# WHAT NEEDS TO BE DONE
Determine which lines of the records include the word "this", and copy them.

# DATA LINES
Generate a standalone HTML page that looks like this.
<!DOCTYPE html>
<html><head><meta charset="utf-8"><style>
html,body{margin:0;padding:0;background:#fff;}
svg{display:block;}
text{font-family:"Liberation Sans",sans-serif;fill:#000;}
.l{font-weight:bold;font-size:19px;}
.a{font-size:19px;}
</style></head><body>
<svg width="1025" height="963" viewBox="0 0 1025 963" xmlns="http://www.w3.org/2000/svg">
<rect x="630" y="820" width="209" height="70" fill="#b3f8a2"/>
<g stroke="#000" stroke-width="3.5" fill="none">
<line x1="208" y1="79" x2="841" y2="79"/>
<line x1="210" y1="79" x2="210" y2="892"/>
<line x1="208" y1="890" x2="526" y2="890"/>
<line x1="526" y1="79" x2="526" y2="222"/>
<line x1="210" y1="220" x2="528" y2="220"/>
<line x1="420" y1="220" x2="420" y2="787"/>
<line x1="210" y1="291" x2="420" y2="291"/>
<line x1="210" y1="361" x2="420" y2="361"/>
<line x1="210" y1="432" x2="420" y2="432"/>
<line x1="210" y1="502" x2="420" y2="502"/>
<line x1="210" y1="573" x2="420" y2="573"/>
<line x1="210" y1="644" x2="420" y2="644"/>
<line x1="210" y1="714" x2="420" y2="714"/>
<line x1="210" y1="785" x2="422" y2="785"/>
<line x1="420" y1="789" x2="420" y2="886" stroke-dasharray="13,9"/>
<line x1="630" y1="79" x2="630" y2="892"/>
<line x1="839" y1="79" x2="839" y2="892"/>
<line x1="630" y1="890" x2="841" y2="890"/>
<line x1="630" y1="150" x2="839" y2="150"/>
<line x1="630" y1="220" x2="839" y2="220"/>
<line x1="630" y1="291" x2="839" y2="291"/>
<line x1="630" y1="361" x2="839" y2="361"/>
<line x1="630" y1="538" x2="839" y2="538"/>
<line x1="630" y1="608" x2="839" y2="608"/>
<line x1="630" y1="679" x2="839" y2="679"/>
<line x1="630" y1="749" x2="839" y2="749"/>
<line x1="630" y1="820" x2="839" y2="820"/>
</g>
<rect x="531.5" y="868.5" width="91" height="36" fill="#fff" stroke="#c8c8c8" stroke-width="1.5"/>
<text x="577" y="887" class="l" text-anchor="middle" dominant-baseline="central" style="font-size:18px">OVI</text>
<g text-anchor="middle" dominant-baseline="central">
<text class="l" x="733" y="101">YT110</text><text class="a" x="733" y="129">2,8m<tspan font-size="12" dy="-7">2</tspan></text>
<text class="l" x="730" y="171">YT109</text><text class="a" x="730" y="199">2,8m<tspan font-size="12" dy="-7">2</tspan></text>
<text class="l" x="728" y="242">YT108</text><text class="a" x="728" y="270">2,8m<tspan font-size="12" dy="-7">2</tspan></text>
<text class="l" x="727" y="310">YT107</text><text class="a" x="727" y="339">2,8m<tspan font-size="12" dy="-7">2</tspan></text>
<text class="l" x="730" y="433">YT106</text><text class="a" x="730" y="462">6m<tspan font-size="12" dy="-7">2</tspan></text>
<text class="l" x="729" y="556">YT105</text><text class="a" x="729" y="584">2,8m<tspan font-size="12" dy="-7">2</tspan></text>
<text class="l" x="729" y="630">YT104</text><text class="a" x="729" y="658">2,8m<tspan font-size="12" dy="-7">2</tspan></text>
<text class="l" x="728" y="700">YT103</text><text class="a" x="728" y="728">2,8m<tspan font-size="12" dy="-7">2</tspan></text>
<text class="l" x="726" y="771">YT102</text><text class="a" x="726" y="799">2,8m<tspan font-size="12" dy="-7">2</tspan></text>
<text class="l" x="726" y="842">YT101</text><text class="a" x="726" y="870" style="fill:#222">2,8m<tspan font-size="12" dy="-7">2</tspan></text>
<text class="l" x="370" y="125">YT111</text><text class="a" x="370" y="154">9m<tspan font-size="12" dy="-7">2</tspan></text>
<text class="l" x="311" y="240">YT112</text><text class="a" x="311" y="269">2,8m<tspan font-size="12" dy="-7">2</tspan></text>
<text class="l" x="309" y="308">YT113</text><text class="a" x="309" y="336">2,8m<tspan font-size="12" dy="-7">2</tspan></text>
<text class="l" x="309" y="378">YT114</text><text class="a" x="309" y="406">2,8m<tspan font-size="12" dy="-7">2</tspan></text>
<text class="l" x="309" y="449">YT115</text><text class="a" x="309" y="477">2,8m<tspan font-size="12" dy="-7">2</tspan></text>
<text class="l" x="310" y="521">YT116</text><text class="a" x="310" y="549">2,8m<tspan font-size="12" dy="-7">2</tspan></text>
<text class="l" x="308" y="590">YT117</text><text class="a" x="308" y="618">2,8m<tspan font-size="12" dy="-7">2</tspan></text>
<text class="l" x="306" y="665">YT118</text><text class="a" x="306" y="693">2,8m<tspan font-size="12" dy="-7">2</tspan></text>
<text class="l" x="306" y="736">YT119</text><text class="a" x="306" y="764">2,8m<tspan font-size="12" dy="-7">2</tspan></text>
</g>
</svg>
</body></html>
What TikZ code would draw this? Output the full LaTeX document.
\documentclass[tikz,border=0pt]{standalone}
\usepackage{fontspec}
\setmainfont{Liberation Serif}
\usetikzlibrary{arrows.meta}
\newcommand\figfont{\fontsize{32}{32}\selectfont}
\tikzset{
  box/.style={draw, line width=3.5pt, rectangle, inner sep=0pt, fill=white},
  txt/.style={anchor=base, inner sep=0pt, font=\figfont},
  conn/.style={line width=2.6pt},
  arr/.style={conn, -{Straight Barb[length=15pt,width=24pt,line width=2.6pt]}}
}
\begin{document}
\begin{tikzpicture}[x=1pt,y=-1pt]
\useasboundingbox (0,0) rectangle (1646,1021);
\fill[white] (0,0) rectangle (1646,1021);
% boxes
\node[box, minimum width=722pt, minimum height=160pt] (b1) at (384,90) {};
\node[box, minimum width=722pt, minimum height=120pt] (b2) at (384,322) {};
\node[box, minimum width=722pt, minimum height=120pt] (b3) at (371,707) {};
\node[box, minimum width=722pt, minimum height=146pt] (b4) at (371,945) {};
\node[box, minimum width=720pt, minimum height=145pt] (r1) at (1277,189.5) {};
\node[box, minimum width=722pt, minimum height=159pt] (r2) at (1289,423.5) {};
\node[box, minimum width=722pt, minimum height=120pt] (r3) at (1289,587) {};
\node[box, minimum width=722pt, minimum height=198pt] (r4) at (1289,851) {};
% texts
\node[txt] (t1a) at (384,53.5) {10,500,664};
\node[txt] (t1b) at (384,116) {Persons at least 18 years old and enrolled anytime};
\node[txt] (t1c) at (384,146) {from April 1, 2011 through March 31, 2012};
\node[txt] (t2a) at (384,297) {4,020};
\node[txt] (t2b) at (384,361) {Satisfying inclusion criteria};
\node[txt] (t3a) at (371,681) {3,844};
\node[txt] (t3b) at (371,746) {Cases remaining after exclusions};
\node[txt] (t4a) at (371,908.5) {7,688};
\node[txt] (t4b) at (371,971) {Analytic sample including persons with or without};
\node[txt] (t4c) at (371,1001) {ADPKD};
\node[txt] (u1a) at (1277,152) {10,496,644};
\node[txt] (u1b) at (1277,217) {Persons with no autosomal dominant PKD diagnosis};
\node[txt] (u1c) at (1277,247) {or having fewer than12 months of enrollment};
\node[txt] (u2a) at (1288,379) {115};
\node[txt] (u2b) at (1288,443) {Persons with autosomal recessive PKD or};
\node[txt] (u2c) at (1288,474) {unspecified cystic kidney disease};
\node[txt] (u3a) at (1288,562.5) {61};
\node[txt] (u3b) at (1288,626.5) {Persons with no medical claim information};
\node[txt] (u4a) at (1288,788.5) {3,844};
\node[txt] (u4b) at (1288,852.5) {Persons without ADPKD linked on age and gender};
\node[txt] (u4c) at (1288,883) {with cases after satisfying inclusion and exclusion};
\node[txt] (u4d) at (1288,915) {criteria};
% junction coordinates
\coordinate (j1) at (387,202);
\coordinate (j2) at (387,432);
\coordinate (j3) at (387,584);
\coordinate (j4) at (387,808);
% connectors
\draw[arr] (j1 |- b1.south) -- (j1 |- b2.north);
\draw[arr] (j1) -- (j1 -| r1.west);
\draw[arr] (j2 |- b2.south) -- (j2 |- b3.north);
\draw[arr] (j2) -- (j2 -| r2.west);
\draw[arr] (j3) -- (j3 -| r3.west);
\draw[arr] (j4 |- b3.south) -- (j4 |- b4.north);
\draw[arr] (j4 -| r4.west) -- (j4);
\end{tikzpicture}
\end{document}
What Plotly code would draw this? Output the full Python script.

# COMPLETED EXERCISE
Generate a standalone HTML page that looks like this.
What TikZ code would draw this? Output the full LaTeX document.
What Plotly code would draw this? Output the full Python script.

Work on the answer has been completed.